The Comfort Gospel: How Christianity Became a Brand

When Spiritual Orphans Trade Transformation for Belonging

Christianity was never meant to be comfortable. The first followers of Christ didn’t build empires. They carried crosses. Yet in much of the modern West, the gospel of surrender has been repackaged as the gospel of self-fulfillment. It’s not so much about dying to self anymore; it’s about curating a version of faith that looks good, feels good, and offends no one.

For the recovering orphan, this distortion is especially tempting. Those of us who grew up hungry for love and belonging often cling to systems that promise identity, stability, and approval. The comfort gospel whispers exactly what the orphan heart longs to hear: You’re accepted. You belong. You’re safe here. But beneath the warmth is a quiet lie, that following Jesus will never cost us anything.

We buy the T-shirts, post the verses, and join the groups, but still feel the old ache underneath. Because belonging built on branding doesn’t heal abandonment—it hides it. The true gospel doesn’t sell us acceptance; it adopts us. It names us as sons and daughters of God—not consumers, not fans, not image-managers.
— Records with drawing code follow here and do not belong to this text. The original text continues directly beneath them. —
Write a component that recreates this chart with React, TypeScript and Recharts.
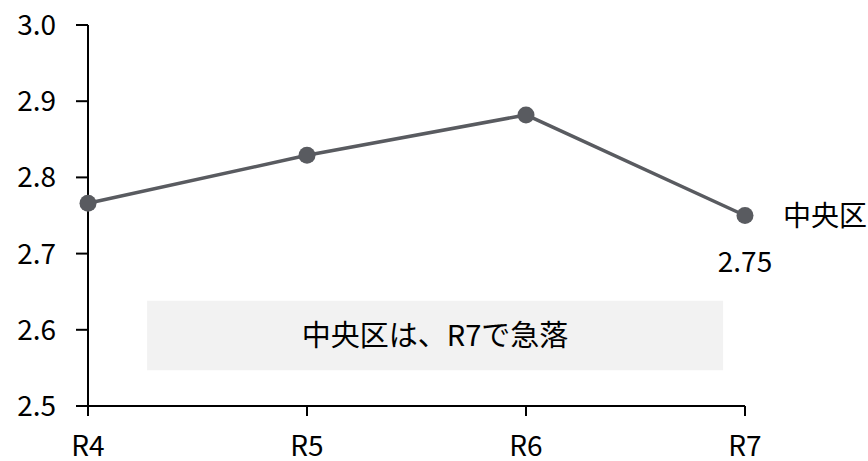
import React from 'react';
import {
  LineChart,
  Line,
  XAxis,
  YAxis,
  ReferenceArea,
  LabelList
} from 'recharts';

const categories = ['R4', 'R5', 'R6', 'R7'];
const chuoValues = [2.766, 2.829, 2.882, 2.75];
const yTicks = [2.5, 2.6, 2.7, 2.8, 2.9, 3.0];
const seriesName = '中央区';
const noteText = '中央区は、R7で急落';

const FONT = '"Noto Sans CJK JP", "Noto Sans", sans-serif';
const LINE_COLOR = '#595b60';

const data = categories.map((c, i) => ({ idx: i, name: c, value: chuoValues[i] }));

// only the last point gets the series name and its value
const EndLabel = (props: any) => {
  const { x, y, index, value } = props;
  if (index !== categories.length - 1) return null;
  return (
    <g>
      <text x={x + 38} y={y} dy="0.36em" fontSize={28} fill="#000" fontFamily={FONT}>
        {seriesName}
      </text>
      <text x={x} y={y + 46} dy="0.36em" textAnchor="middle" fontSize={28} fill="#000" fontFamily={FONT}>
        {value.toFixed(2)}
      </text>
    </g>
  );
};

export default function App() {
  return (
    <div style={{ position: 'absolute', left: 0, top: 0, width: 868, height: 461, background: '#fff' }}>
      <LineChart
        width={868}
        height={461}
        data={data}
        margin={{ top: 25, right: 123, bottom: 0, left: 0 }}
      >
        <XAxis
          dataKey="idx"
          type="number"
          domain={[0, categories.length - 1]}
          ticks={categories.map((_, i) => i)}
          tickFormatter={(i: number) => categories[i]}
          height={55}
          tickSize={10}
          tickMargin={20}
          axisLine={{ stroke: '#000', strokeWidth: 2 }}
          tickLine={{ stroke: '#000', strokeWidth: 2 }}
          tick={{ fontSize: 28, fill: '#000', fontFamily: FONT }}
        />
        <YAxis
          domain={[2.5, 3.0]}
          ticks={yTicks}
          tickFormatter={(v: number) => v.toFixed(1)}
          width={88}
          tickSize={12}
          tickMargin={20}
          axisLine={{ stroke: '#000', strokeWidth: 2 }}
          tickLine={{ stroke: '#000', strokeWidth: 2 }}
          tick={{ fontSize: 28, fill: '#000', fontFamily: FONT }}
        />
        <ReferenceArea
          x1={0.27}
          x2={2.9}
          y1={2.547}
          y2={2.638}
          fill="#f2f2f2"
          fillOpacity={1}
          stroke="none"
          label={{ value: noteText, position: 'center', fontSize: 29, fill: '#000', fontFamily: FONT }}
        />
        <Line
          type="linear"
          dataKey="value"
          stroke={LINE_COLOR}
          strokeWidth={3.5}
          dot={{ r: 8.5, fill: LINE_COLOR, stroke: LINE_COLOR, strokeWidth: 0 }}
          activeDot={false}
          isAnimationActive={false}
        >
          <LabelList dataKey="value" content={EndLabel} />
        </Line>
      </LineChart>
    </div>
  );
}
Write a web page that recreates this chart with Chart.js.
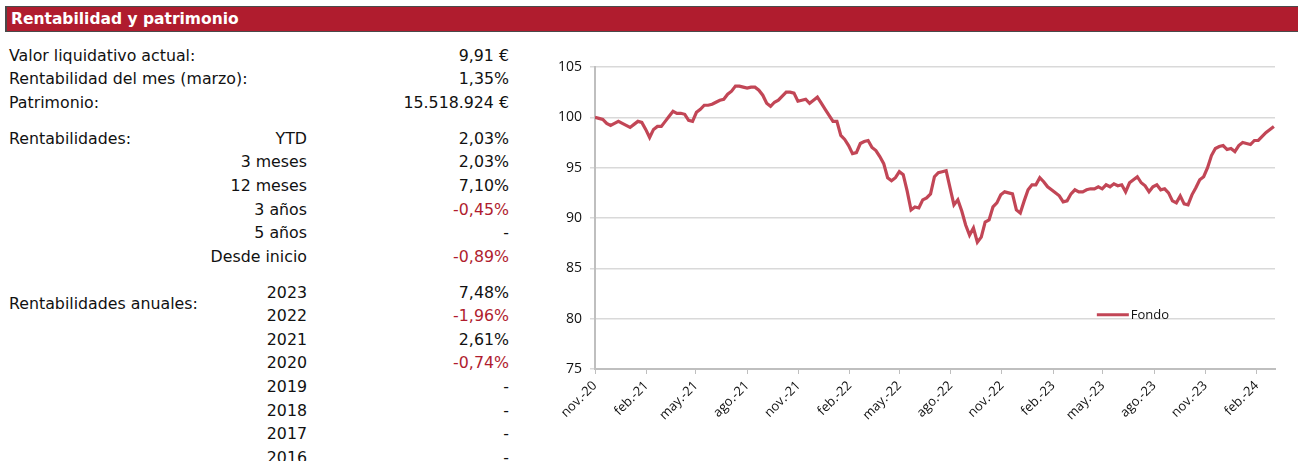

Brand Christianity trades transformation for performance. It prizes polish over repentance, relevance over reverence. It promises peace without sacrifice. But the cross was never a comfort object—it was an invitation to die to everything false and rise into something real.

Recovering orphans understand this paradox better than most. We know what it means to long for home, to seek identity in all the wrong places, and to mistake applause for love. But Christ’s gospel doesn’t market belonging; it gives it freely, purchased by suffering. It does not flatter the orphaned heart; it heals it.

So we must resist the comfort gospel—not out of cynicism, but out of love for what’s true. Because faith that never costs us anything cannot change us. And a church that mirrors the world cannot heal it.

How often do we confuse being seen for being known, or comfort for belonging?